Es el perfecto ministro, solo si tenemos en cuenta que la palabra ministro proviene del latín minister, que significa servidor o auxiliar. A mí siempre me recuerda a uno de esos bufones de los de antes, pequeñitos y altivos que pretender defender a su primo de Zumosol de un ataque del fascismo inexistente. Ahí está el pobre hombre diciendo cosas que ni comprende ni entiende…
Contemplen al ministro Albares, un hombre que ha perfeccionado el arte de navegar por aguas turbulentas sin mojarse ni un pelo de su impecable peinado. Con un traje que parece blindado contra las críticas y una sonrisa tan ensayada que podría ganar un Óscar (el del pasillo de su casa que, como es natural, se la estaremos pagando entre todos), Albares se desliza por los entresijos del poder como si fueran una alfombra roja.
Su maletín, más pesado por los secretos que por los documentos, lo acompaña como un fiel escudero. Sus ojos, entrenados para no parpadear ante las preguntas incómodas, escanean constantemente el horizonte en busca de la próxima crisis que pueda convertir en una nueva oportunidad de hacer el ridículo.
Con habilidades dignas de contorsionistas, Albares logra dar respuestas que no responden a nada, mientras su corbata permanece tan recta como su postura moral autoproclamada. Si hay que decir blanco, pone cara de blanco (estúpida, eso sí) y dice blanco con tanta facilidad como tendría para decir fucsia, rojo o morado.
Ministro Albares
En el teatro de la política internacional, Albares es el actor que nunca olvida su guion, incluso cuando la obra ha cambiado. Con la precisión de un viejo relojero suizo, mide cada palabra, cada gesto, asegurándose de que su imagen de estadista imperturbable no se desmorone bajo el peso de la realidad: nunca consigue pasar de ser un mero títere flácido y apelmazado.

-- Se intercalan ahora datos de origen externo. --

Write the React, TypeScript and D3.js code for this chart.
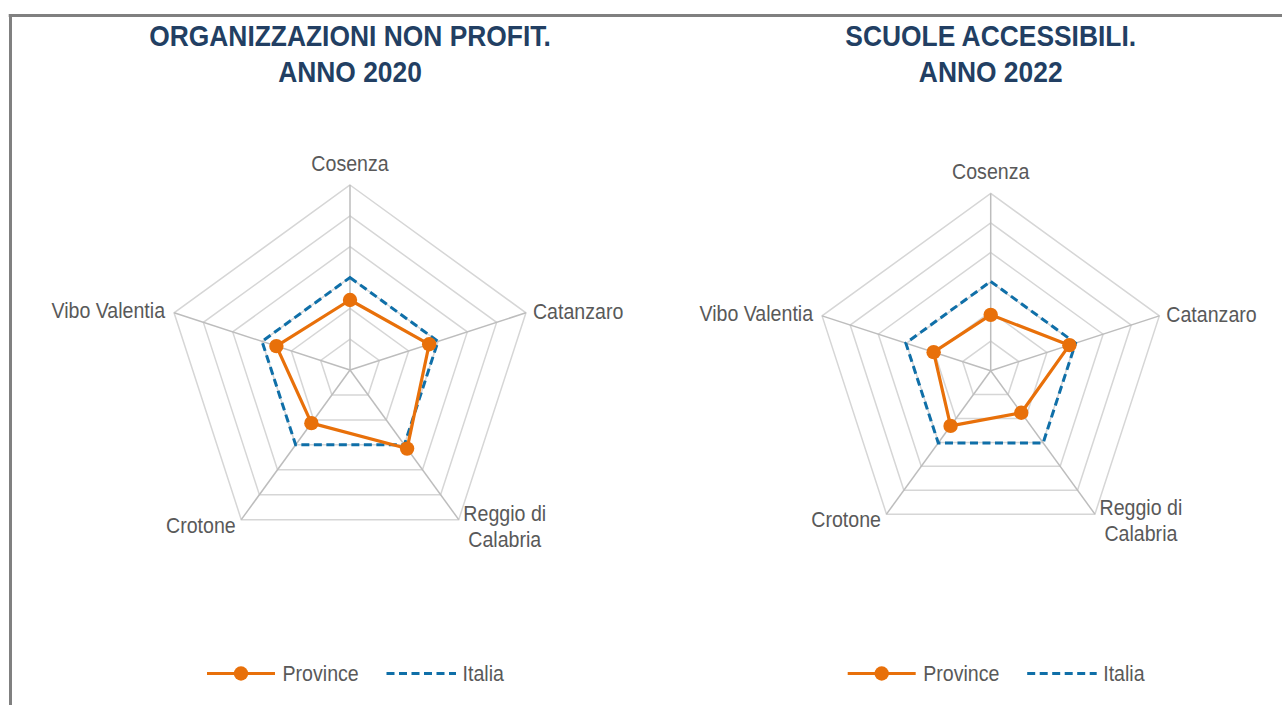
import React from "react";
import * as d3 from "d3";

// ---------- DATA ----------
const CATEGORIES = ["Cosenza", "Catanzaro", "Reggio di Calabria", "Crotone", "Vibo Valentia"];
const CATEGORY_LINES = [["Cosenza"], ["Catanzaro"], ["Reggio di", "Calabria"], ["Crotone"], ["Vibo Valentia"]];
const SERIES_NAMES = ["Province", "Italia"];

const NONPROFIT_TITLE = ["ORGANIZZAZIONI NON PROFIT.", "ANNO 2020"];
const NONPROFIT_PROVINCE = [45.4, 54, 63, 42.6, 50.2];
const NONPROFIT_ITALIA = [60, 60, 60, 60, 60];
const NONPROFIT_TICKS = [20, 40, 60, 80, 100, 120];

const SCUOLE_TITLE = ["SCUOLE ACCESSIBILI.", "ANNO 2022"];
const SCUOLE_PROVINCE = [18.9, 28, 17.6, 23.1, 20.3];
const SCUOLE_ITALIA = [30.2, 30.2, 30.2, 30.2, 30.2];
const SCUOLE_TICKS = [10, 20, 30, 40, 50, 60];

// ---------- STYLE ----------
const W = 1282;
const H = 705;
const ORANGE = "#E8700A";
const BLUE = "#0F6FA8";
const TITLE_COLOR = "#223F63";
const LABEL_COLOR = "#595959";
const RING_COLOR = "#D6D6D6";
const SPOKE_COLOR = "#BDBDBD";
const FONT = "'Liberation Sans', Arial, sans-serif";
const SY_LABEL = 1.15;
const SY_TITLE = 1.15;
const LABEL_SIZE = 19.6;
const TITLE_SIZE = 26.4;

type LabelPos = { dx: number; dy: number; anchor: string };
const LABEL_OFFSETS: LabelPos[] = [
  { dx: 0, dy: -14, anchor: "middle" },
  { dx: 7, dy: 6, anchor: "start" },
  { dx: 46, dy: 1, anchor: "middle" },
  { dx: -5.5, dy: 13, anchor: "end" },
  { dx: -9, dy: 5.5, anchor: "end" },
];

function STxt(props: {
  x: number;
  y: number;
  sy: number;
  anchor: string;
  size: number;
  weight?: string;
  fill: string;
  children: React.ReactNode;
}) {
  return (
    <text
      transform={`translate(${props.x},${props.y}) scale(1,${props.sy})`}
      textAnchor={props.anchor}
      fontSize={props.size}
      fontWeight={props.weight || "normal"}
      fill={props.fill}
      fontFamily={FONT}
    >
      {props.children}
    </text>
  );
}

function Radar(props: {
  cx: number;
  cy: number;
  radius: number;
  title: string[];
  province: number[];
  italia: number[];
  ticks: number[];
}) {
  const { cx, cy, radius, title, province, italia, ticks } = props;
  const maxV = ticks[ticks.length - 1];
  const r = d3.scaleLinear().domain([0, maxV]).range([0, radius]);
  const n = CATEGORIES.length;
  const angle = (i: number) => (i * 2 * Math.PI) / n;

  const radial = d3
    .lineRadial<number>()
    .angle((_, i) => angle(i))
    .radius((d) => r(d))
    .curve(d3.curveLinearClosed);

  const ringPath = (v: number) => radial(CATEGORIES.map(() => v)) || "";

  return (
    <g>
      {title.map((t, i) => (
        <STxt key={i} x={cx} y={46 + i * 36} sy={SY_TITLE} anchor="middle" size={TITLE_SIZE} weight="bold" fill={TITLE_COLOR}>
          {t}
        </STxt>
      ))}
      <g transform={`translate(${cx},${cy})`}>
        {ticks.map((t) => (
          <path key={t} d={ringPath(t)} fill="none" stroke={RING_COLOR} strokeWidth={1.5} />
        ))}
        {CATEGORIES.map((c, i) => {
          const [x, y] = d3.pointRadial(angle(i), r(maxV));
          return <line key={c} x1={0} y1={0} x2={x} y2={y} stroke={SPOKE_COLOR} strokeWidth={1.5} />;
        })}
        <path d={radial(italia) || ""} fill="none" stroke={BLUE} strokeWidth={3} strokeDasharray="8,4.5" />
        <path d={radial(province) || ""} fill="none" stroke={ORANGE} strokeWidth={3.2} strokeLinejoin="round" />
        {province.map((v, i) => {
          const [x, y] = d3.pointRadial(angle(i), r(v));
          return <circle key={i} cx={x} cy={y} r={7.2} fill={ORANGE} />;
        })}
        {CATEGORY_LINES.map((lines, i) => {
          const [vx, vy] = d3.pointRadial(angle(i), r(maxV));
          const o = LABEL_OFFSETS[i];
          return lines.map((ln, j) => (
            <STxt
              key={`${i}-${j}`}
              x={vx + o.dx}
              y={vy + o.dy + j * 26}
              sy={SY_LABEL}
              anchor={o.anchor}
              size={LABEL_SIZE}
              fill={LABEL_COLOR}
            >
              {ln}
            </STxt>
          ));
        })}
      </g>
      <g transform={`translate(${cx},673.5)`}>
        <line x1={-143} x2={-75} y1={0} y2={0} stroke={ORANGE} strokeWidth={3} />
        <circle cx={-109} cy={0} r={7.2} fill={ORANGE} />
        <STxt x={-67.5} y={7.5} sy={SY_LABEL} anchor="start" size={LABEL_SIZE} fill={LABEL_COLOR}>
          {SERIES_NAMES[0]}
        </STxt>
        <line x1={36.5} x2={106} y1={0} y2={0} stroke={BLUE} strokeWidth={3} strokeDasharray="8,4.5" />
        <STxt x={112.5} y={7.5} sy={SY_LABEL} anchor="start" size={LABEL_SIZE} fill={LABEL_COLOR}>
          {SERIES_NAMES[1]}
        </STxt>
      </g>
    </g>
  );
}

export default function App() {
  return (
    <svg width={W} height={H} style={{ position: "absolute", left: 0, top: 0, background: "#fff" }}>
      <rect x={0} y={0} width={W} height={H} fill="#fff" />
      <line x1={8.7} x2={W} y1={15.5} y2={15.5} stroke="#808080" strokeWidth={3} />
      <line x1={10.5} x2={10.5} y1={14} y2={H} stroke="#808080" strokeWidth={3} />
      <Radar
        cx={350}
        cy={370}
        radius={185}
        title={NONPROFIT_TITLE}
        province={NONPROFIT_PROVINCE}
        italia={NONPROFIT_ITALIA}
        ticks={NONPROFIT_TICKS}
      />
      <Radar
        cx={990.7}
        cy={370.7}
        radius={177.3}
        title={SCUOLE_TITLE}
        province={SCUOLE_PROVINCE}
        italia={SCUOLE_ITALIA}
        ticks={SCUOLE_TICKS}
      />
    </svg>
  );
}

En resumen, José Manuel Albares es el epítome del diplomático moderno: un maestro en el arte de decir mucho sin decir nada, siempre listo para transformar una crisis internacional en un ejercicio de relaciones públicas, todo ello sin despeinar ni un solo cabello de su perfectamente calculada apariencia. De pacotilla, baladí, banal, despreciable y contraproducente… Alipori.